* WHAT IS ASKED *
Both the line containing "Emit a Python" and the line containing "CX, CY, R = 390 - OFF, 254 - OFF, 227" belong in the answer, along with every line between them; print exactly those.

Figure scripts

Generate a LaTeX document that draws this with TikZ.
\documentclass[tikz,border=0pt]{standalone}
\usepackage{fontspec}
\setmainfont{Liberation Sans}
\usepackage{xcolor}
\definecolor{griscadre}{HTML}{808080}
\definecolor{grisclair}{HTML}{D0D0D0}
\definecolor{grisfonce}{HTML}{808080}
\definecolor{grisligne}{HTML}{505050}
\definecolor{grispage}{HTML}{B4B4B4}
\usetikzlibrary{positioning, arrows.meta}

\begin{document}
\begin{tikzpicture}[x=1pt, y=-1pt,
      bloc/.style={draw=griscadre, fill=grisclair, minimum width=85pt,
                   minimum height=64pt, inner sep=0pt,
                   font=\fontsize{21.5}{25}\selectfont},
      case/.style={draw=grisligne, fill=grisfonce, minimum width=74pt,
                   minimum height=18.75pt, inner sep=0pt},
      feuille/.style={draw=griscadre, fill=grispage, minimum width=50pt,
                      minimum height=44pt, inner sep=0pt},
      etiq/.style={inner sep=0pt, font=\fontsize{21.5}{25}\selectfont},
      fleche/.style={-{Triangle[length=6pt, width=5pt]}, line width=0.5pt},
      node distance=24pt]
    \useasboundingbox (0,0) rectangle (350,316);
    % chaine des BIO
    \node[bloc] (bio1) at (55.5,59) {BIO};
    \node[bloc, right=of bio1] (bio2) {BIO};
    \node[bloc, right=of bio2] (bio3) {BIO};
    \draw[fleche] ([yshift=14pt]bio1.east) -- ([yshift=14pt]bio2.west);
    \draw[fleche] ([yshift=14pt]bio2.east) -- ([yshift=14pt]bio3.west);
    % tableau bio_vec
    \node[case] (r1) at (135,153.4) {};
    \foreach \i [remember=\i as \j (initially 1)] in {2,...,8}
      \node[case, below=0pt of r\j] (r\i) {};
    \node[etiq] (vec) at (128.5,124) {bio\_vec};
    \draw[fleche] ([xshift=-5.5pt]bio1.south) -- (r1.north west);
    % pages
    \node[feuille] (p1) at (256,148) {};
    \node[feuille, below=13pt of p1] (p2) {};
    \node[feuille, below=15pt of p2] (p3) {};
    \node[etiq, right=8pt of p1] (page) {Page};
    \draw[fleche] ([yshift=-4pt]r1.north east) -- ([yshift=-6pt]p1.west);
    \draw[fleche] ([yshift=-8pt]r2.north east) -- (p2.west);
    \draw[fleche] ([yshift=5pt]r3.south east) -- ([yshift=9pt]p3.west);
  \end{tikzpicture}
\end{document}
==
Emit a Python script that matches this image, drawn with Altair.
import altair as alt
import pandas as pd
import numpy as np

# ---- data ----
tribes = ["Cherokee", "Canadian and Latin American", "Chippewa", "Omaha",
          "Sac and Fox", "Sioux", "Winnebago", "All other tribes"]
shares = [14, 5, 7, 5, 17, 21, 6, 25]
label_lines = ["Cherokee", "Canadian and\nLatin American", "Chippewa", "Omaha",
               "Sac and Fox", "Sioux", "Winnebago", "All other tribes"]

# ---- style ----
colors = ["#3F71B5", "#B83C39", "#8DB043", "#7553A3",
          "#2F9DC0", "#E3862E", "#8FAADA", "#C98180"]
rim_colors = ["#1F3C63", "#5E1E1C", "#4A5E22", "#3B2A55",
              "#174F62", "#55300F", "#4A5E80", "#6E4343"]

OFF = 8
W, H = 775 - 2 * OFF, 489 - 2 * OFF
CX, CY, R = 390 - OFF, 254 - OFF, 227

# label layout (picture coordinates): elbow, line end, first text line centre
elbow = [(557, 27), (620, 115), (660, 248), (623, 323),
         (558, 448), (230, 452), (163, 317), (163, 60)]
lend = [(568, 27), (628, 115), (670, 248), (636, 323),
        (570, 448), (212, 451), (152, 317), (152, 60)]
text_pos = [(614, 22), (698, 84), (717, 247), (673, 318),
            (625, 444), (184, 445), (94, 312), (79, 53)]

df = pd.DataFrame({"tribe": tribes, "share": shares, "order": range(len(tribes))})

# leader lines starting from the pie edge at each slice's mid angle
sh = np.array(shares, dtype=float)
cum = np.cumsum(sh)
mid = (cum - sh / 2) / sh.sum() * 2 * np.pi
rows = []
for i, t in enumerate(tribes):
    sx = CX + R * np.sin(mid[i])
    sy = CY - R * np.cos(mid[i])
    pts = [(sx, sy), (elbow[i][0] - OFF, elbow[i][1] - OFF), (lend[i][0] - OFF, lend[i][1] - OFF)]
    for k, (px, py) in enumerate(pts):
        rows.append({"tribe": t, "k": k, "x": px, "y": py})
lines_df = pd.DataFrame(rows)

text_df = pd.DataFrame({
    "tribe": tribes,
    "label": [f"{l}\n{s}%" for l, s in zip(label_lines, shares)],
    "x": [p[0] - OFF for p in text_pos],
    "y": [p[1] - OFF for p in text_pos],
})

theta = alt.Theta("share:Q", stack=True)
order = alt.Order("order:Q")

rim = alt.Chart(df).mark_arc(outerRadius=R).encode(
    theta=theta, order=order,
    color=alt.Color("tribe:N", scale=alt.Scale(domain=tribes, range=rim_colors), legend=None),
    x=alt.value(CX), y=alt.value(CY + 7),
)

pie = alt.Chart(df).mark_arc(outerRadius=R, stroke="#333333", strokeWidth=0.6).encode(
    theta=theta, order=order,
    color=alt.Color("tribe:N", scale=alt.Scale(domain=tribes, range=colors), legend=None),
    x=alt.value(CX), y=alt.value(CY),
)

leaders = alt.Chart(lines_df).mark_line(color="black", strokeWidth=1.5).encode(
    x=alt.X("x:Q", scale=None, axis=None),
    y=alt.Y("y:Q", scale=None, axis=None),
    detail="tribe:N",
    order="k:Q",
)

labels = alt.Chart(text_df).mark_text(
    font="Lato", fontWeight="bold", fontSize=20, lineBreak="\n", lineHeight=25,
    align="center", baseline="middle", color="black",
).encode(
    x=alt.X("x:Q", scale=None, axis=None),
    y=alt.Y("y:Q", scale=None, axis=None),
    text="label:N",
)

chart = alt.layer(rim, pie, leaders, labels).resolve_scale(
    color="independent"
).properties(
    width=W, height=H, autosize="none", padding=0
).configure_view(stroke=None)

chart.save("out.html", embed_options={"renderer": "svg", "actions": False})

* TASK RESPONSE *
Emit a Python script that matches this image, drawn with Altair.
import altair as alt
import pandas as pd
import numpy as np

# ---- data ----
tribes = ["Cherokee", "Canadian and Latin American", "Chippewa", "Omaha",
          "Sac and Fox", "Sioux", "Winnebago", "All other tribes"]
shares = [14, 5, 7, 5, 17, 21, 6, 25]
label_lines = ["Cherokee", "Canadian and\nLatin American", "Chippewa", "Omaha",
               "Sac and Fox", "Sioux", "Winnebago", "All other tribes"]

# ---- style ----
colors = ["#3F71B5", "#B83C39", "#8DB043", "#7553A3",
          "#2F9DC0", "#E3862E", "#8FAADA", "#C98180"]
rim_colors = ["#1F3C63", "#5E1E1C", "#4A5E22", "#3B2A55",
              "#174F62", "#55300F", "#4A5E80", "#6E4343"]

OFF = 8
W, H = 775 - 2 * OFF, 489 - 2 * OFF
CX, CY, R = 390 - OFF, 254 - OFF, 227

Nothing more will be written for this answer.